The Sandy, Utah-based business collects fruit and vegetable scraps from grocery stores and wholesale produce providers and turns it into nutrient-rich, organic garden products like compost, potting mix and natural fertilizer. The EcoScraps line is sold in some of the same stores that supply the scraps, creating a tidy, full-circle process.

EcoScraps has recycled over 15 million pounds of food waste to date, was rated one of the most promising social ventures in America by Bloomberg BusinessWeek, and has achieved strong sales growth with it’s products now on shelves at major garden center retailers like Home Depot, Target, Walmart and Lowe’s. That’s an impressive resume for a company that is just over three years old, and indicative of the appetite for products that are based on sustainable waste-to-value principles.

The EcoScraps Story
EcoScraps founders, Dan Blake and Craig Martineau, started thinking about food waste as college students when they ate at an all-you-can-eat buffet and noticed how much food was being thrown away. They began to search for solutions and learned that fruit and vegetable waste could be converted into nutrient-rich compost instead of ending up in a landfill. As promising business students, they saw an opportunity to create a product with free input materials (people throw it away!), and a business was born.

Since that time, the company has been hard at work meeting the myriad challenges that early-stage businesses must overcome to be successful: developing a good product, forging relationships to sell and distribute the product, hiring a good team, and most of all, adapting on the fly to evolving business conditions in a new market that is rapidly changing. Take, for instance, new regulatory changes around mandatory commercial-scale food waste capture in the Northeast, which creates opportunities as well as challenges. EcoScraps has navigated many of these monumental challenges and today has products approved for organic use on shelves coast-to-coast. And you really can buy it almost anywhere. Our founder bought a bag at a local Target here in Connecticut as part of our diligence process – and his garden likes it!

From an impact standpoint, we’ve catalogued the benefits of diverting food waste, but the statistics are worth repeating. Up to 40% of the food grown in the U.S. goes uneaten. In addition to the wasted resources (water, energy) that go into producing the food in the first place, and the waste the agricultural system generates, wasted food rotting in landfills releases methane, which is 20 times more damaging to the environment than CO2, according to the EPA. By EcoScraps’ calculation, rotting food waste creates as much pollution as 1.9 million cars running for a year. Stunning. But we’ve got hope that entrepreneurial companies like EcoScraps will be able to take a lot of that waste out of the equation and that their success spawns other similar products.

Investing for Impact
From Sustainable America’s standpoint, we’re pleased to be invested in EcoScraps for a number of reasons, ranging from its alignment with our mission to the potential for the company to generate significant financial returns on our investment. EcoScraps is helping to bring food waste capture and composting to a larger, mainstream audience that cares about using quality organic garden products but may not have the space, knowledge or wherewithal to compost on their own. Similarly, EcoScraps is helping to develop a larger commercial end-market for compost. We’re believers in the power of markets, and if large-scale generators of food waste, haulers of food waste, and municipalities see that diverting food waste to other products is a viable business model, then we’re confident that profit motive will incent interested parties to act accordingly.

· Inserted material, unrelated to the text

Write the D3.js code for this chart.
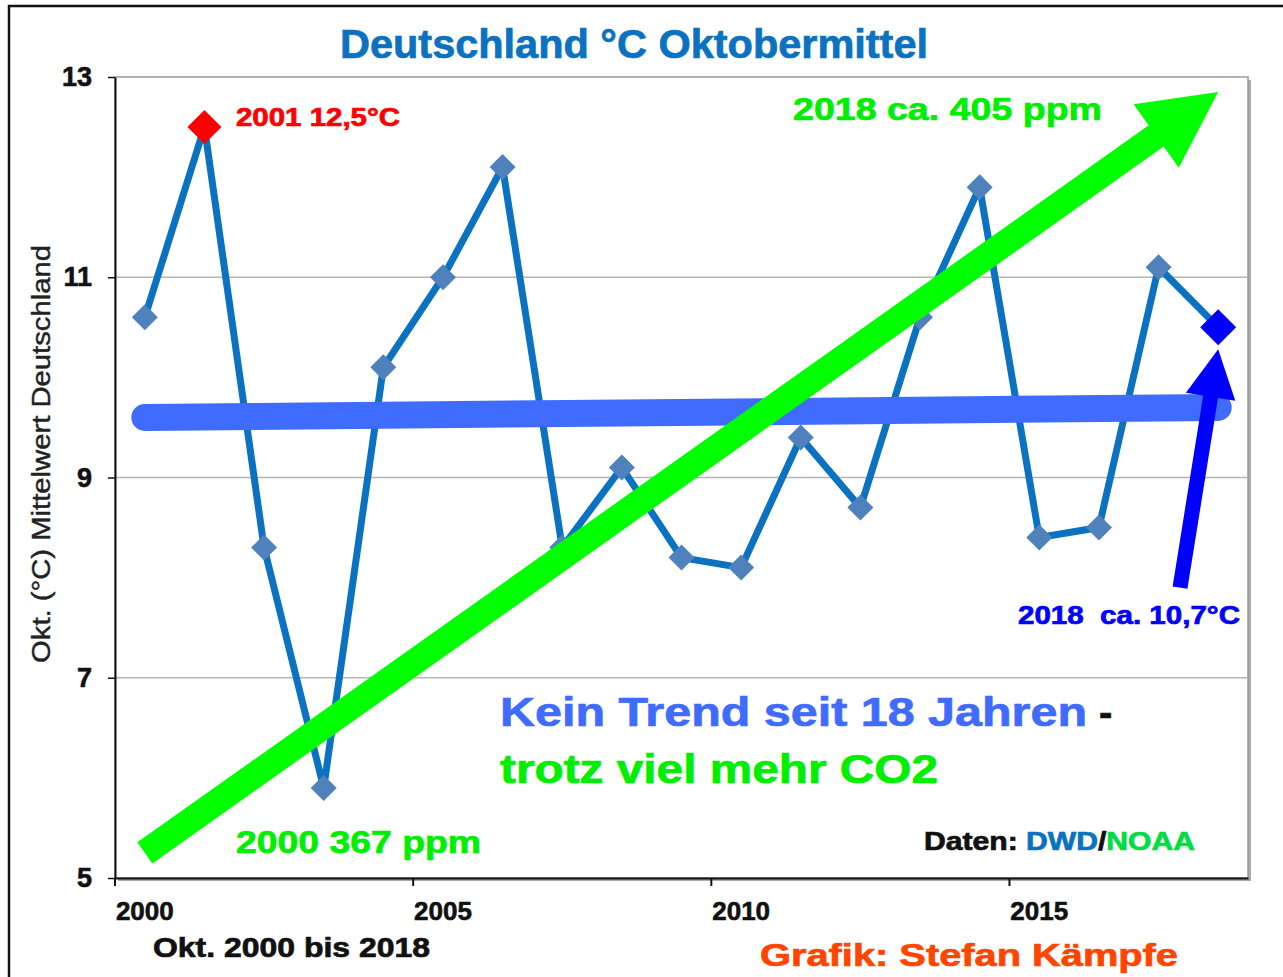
<!DOCTYPE html>
<html>
<head>
<meta charset="utf-8">
<script src="https://cdn.jsdelivr.net/npm/d3@7"></script>
<style>
  html, body { margin: 0; padding: 0; background: #fff; }
  text { font-family: "Liberation Sans", Arial, sans-serif; }
</style>
</head>
<body>
<div id="chart"></div>
<script>
// data
const years = ["2000", "2001", "2002", "2003", "2004", "2005", "2006", "2007", "2008", "2009",
               "2010", "2011", "2012", "2013", "2014", "2015", "2016", "2017", "2018"];
const temps = [10.6, 12.5, 8.3, 5.9, 10.1, 11.0, 12.1, 8.3, 9.1, 8.2,
               8.1, 9.4, 8.7, 10.6, 11.9, 8.4, 8.5, 11.1, 10.5];
const yTicks = [5, 7, 9, 11, 13];
const xTickLabels = ["2000", "2005", "2010", "2015"];
const trendYears = [2000, 2018];
const trendValues = [9.6, 9.7];
const co2Arrow = [[2000, 5.25], [2018, 12.85]];   // [year, °C] tail -> tip
const lastArrow = [[2017.36, 7.9], [2018, 10.28]];

const width = 1283;
const height = 977;
const plotLeft = 115, plotRight = 1248, plotTop = 77, plotBottom = 878;

const svg = d3.select("#chart")
    .append("svg")
    .attr("width", width)
    .attr("height", height);

// outer frame
svg.append("rect")
    .attr("x", 9).attr("y", 6)
    .attr("width", 1300).attr("height", 1000)
    .attr("fill", "#fff")
    .attr("stroke", "#111")
    .attr("stroke-width", 2.5);

const x = d3.scaleBand().domain(years).range([plotLeft, plotRight]);
const xc = d => x(d) + x.bandwidth() / 2;
const xYear = d3.scaleLinear()
    .domain([2000, 2018])
    .range([xc("2000"), xc("2018")]);
const y = d3.scaleLinear().domain([5, 13]).range([plotBottom, plotTop]);

// plot shadow + border
svg.append("rect")
    .attr("x", plotLeft + 3).attr("y", plotTop + 3)
    .attr("width", plotRight - plotLeft).attr("height", plotBottom - plotTop)
    .attr("fill", "#aaa");
svg.append("rect")
    .attr("x", plotLeft).attr("y", plotTop)
    .attr("width", plotRight - plotLeft).attr("height", plotBottom - plotTop)
    .attr("fill", "#fff")
    .attr("stroke", "#999")
    .attr("stroke-width", 1.5);

// gridlines
svg.selectAll(".grid")
    .data(yTicks.slice(1))
    .enter()
    .append("line")
    .attr("class", "grid")
    .attr("x1", plotLeft).attr("x2", plotRight)
    .attr("y1", d => y(d)).attr("y2", d => y(d))
    .attr("stroke", "#b5b5b5")
    .attr("stroke-width", 1.5);

// y axis
const yAxis = svg.append("g")
    .attr("transform", `translate(${plotLeft},0)`)
    .call(d3.axisLeft(y).tickValues(yTicks).tickSize(7).tickPadding(16).tickSizeOuter(0));
yAxis.select(".domain").attr("stroke", "#111").attr("stroke-width", 2);
yAxis.selectAll(".tick line").attr("stroke", "#111").attr("stroke-width", 1.5);
yAxis.selectAll("text")
    .attr("font-size", 27).attr("font-weight", "bold").attr("fill", "#111")
    .attr("stroke", "#111").attr("stroke-width", 0.6)
    .style("font-family", "'Liberation Sans', Arial, sans-serif");

// x axis
const xAxis = svg.append("g")
    .attr("transform", `translate(0,${plotBottom})`)
    .call(d3.axisBottom(x).tickValues(xTickLabels).tickSize(0).tickPadding(24).tickSizeOuter(0));
xAxis.select(".domain").attr("stroke", "#111").attr("stroke-width", 2);
xAxis.selectAll("text")
    .attr("font-size", 26).attr("font-weight", "bold").attr("fill", "#111")
    .attr("stroke", "#111").attr("stroke-width", 0.6)
    .style("font-family", "'Liberation Sans', Arial, sans-serif");
svg.selectAll(".xtick")
    .data(xTickLabels)
    .enter()
    .append("line")
    .attr("class", "xtick")
    .attr("x1", d => x(d)).attr("x2", d => x(d))
    .attr("y1", plotBottom).attr("y2", plotBottom + 8)
    .attr("stroke", "#111")
    .attr("stroke-width", 2);

// data line
const points = years.map((yr, i) => ({ yr, v: temps[i] }));
svg.append("path")
    .datum(points)
    .attr("d", d3.line().x(d => xc(d.yr)).y(d => y(d.v)))
    .attr("fill", "none")
    .attr("stroke", "#0a72c0")
    .attr("stroke-width", 7);

function diamond(cx, cy, r) {
    return `M${cx},${cy - r}L${cx + r},${cy}L${cx},${cy + r}L${cx - r},${cy}Z`;
}
svg.selectAll(".marker")
    .data(points)
    .enter()
    .append("path")
    .attr("class", "marker")
    .attr("d", d => {
        const r = d.yr === "2001" ? 17 : d.yr === "2018" ? 18 : 13;
        return diamond(xc(d.yr), y(d.v), r);
    })
    .attr("fill", d => d.yr === "2001" ? "#ff0000" : d.yr === "2018" ? "#0000ff" : "#4f81bd");

// trend line
svg.append("line")
    .attr("x1", xYear(trendYears[0])).attr("y1", y(trendValues[0]))
    .attr("x2", xYear(trendYears[1])).attr("y2", y(trendValues[1]))
    .attr("stroke", "#3f6cff")
    .attr("stroke-width", 27)
    .attr("stroke-linecap", "round");

// arrows
function arrow(p0, p1, w, hl, hw) {
    const dx = p1[0] - p0[0], dy = p1[1] - p0[1];
    const len = Math.hypot(dx, dy);
    const ux = dx / len, uy = dy / len;
    const nx = -uy, ny = ux;
    const bx = p1[0] - ux * hl, by = p1[1] - uy * hl;
    const pts = [
        [p0[0] + nx * w / 2, p0[1] + ny * w / 2],
        [bx + nx * w / 2, by + ny * w / 2],
        [bx + nx * hw / 2, by + ny * hw / 2],
        p1,
        [bx - nx * hw / 2, by - ny * hw / 2],
        [bx - nx * w / 2, by - ny * w / 2],
        [p0[0] - nx * w / 2, p0[1] - ny * w / 2]
    ];
    return "M" + pts.map(p => p.join(",")).join("L") + "Z";
}
const toPx = p => [xYear(p[0]), y(p[1])];

svg.append("path")
    .attr("d", arrow(toPx(lastArrow[0]), toPx(lastArrow[1]), 15, 48, 50))
    .attr("fill", "#0000ff");

svg.append("path")
    .attr("d", arrow(toPx(co2Arrow[0]), toPx(co2Arrow[1]), 26, 76, 78))
    .attr("fill", "#00ff00");

// texts
function label(txt, xPos, yPos, size, color, len) {
    const t = svg.append("text")
        .attr("x", xPos).attr("y", yPos)
        .attr("font-size", size)
        .attr("font-weight", "bold")
        .attr("fill", color)
        .attr("stroke", color)
        .attr("stroke-width", 0.7)
        .style("white-space", "pre")
        .text(txt);
    if (len) t.attr("textLength", len).attr("lengthAdjust", "spacingAndGlyphs");
    return t;
}

label("Deutschland °C Oktobermittel", 340, 58, 40, "#0a72c0", 588);
label("2001 12,5°C", 236, 126, 25, "#ff0000", 164);
label("2018 ca. 405 ppm", 793, 120, 32, "#00ee00", 309);
label("Kein Trend seit 18 Jahren", 500, 726, 40, "#3f6cff", 587);
label("-", 1099, 726, 40, "#111");
label("trotz viel mehr CO2", 500, 783, 40, "#00ee00", 438);
label("2000 367 ppm", 236, 853, 32, "#00ee00", 245);
label("2018  ca. 10,7°C", 1018, 624, 25, "#0000ff", 222);
label("Okt. 2000 bis 2018", 153, 957, 27, "#111", 277);
label("Grafik: Stefan Kämpfe", 760, 966, 32, "#ff4500", 418);

const src = label("", 924, 850, 25, "#111", 271);
src.append("tspan").text("Daten: ").attr("fill", "#111").attr("stroke", "#111");
src.append("tspan").text("DWD").attr("fill", "#0a72c0").attr("stroke", "#0a72c0");
src.append("tspan").text("/").attr("fill", "#111").attr("stroke", "#111");
src.append("tspan").text("NOAA").attr("fill", "#00dd44").attr("stroke", "#00dd44");

svg.append("text")
    .attr("transform", "translate(50,454) rotate(-90)")
    .attr("text-anchor", "middle")
    .attr("font-size", 25)
    .attr("fill", "#222")
    .attr("stroke", "#222")
    .attr("stroke-width", 0.4)
    .attr("textLength", 418)
    .attr("lengthAdjust", "spacingAndGlyphs")
    .text("Okt. (°C) Mittelwert Deutschland");
</script>
</body>
</html>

But we can’t just invest in social and environmental causes — we need to ensure we have a chance to make money so that our investing program can be sustainable and we can fund more deserving startups in the future. Fortunately, EcoScraps has a real shot at success, in our view, due to its first-mover status, savvy marketing, nimble business model, and an evolving market both on the feedstock (diverted food waste) and product (adoption of natural-based products by consumers) sides of the equation.
We sometimes think there’s a lot of mystery around the emerging category of “impact investing,” but at its core, the idea is really simple: We should all be rooting for EcoScraps to succeed, because as its sales grow, so does the amount of food diverted from the landfill. Simple.

EcoScraps now goes into our small but growing portfolio of sustainable agriculture and energy-oriented early-stage businesses. To date, our investments have been agriculture-related, but we’re working on a number of opportunities in transportation that seek to reduce oil usage, and we’ll have more to report in the near future.

If you are new to the idea of impact investing, and want to know more about how we do it, check out our blog post Investing in a Sustainable Future.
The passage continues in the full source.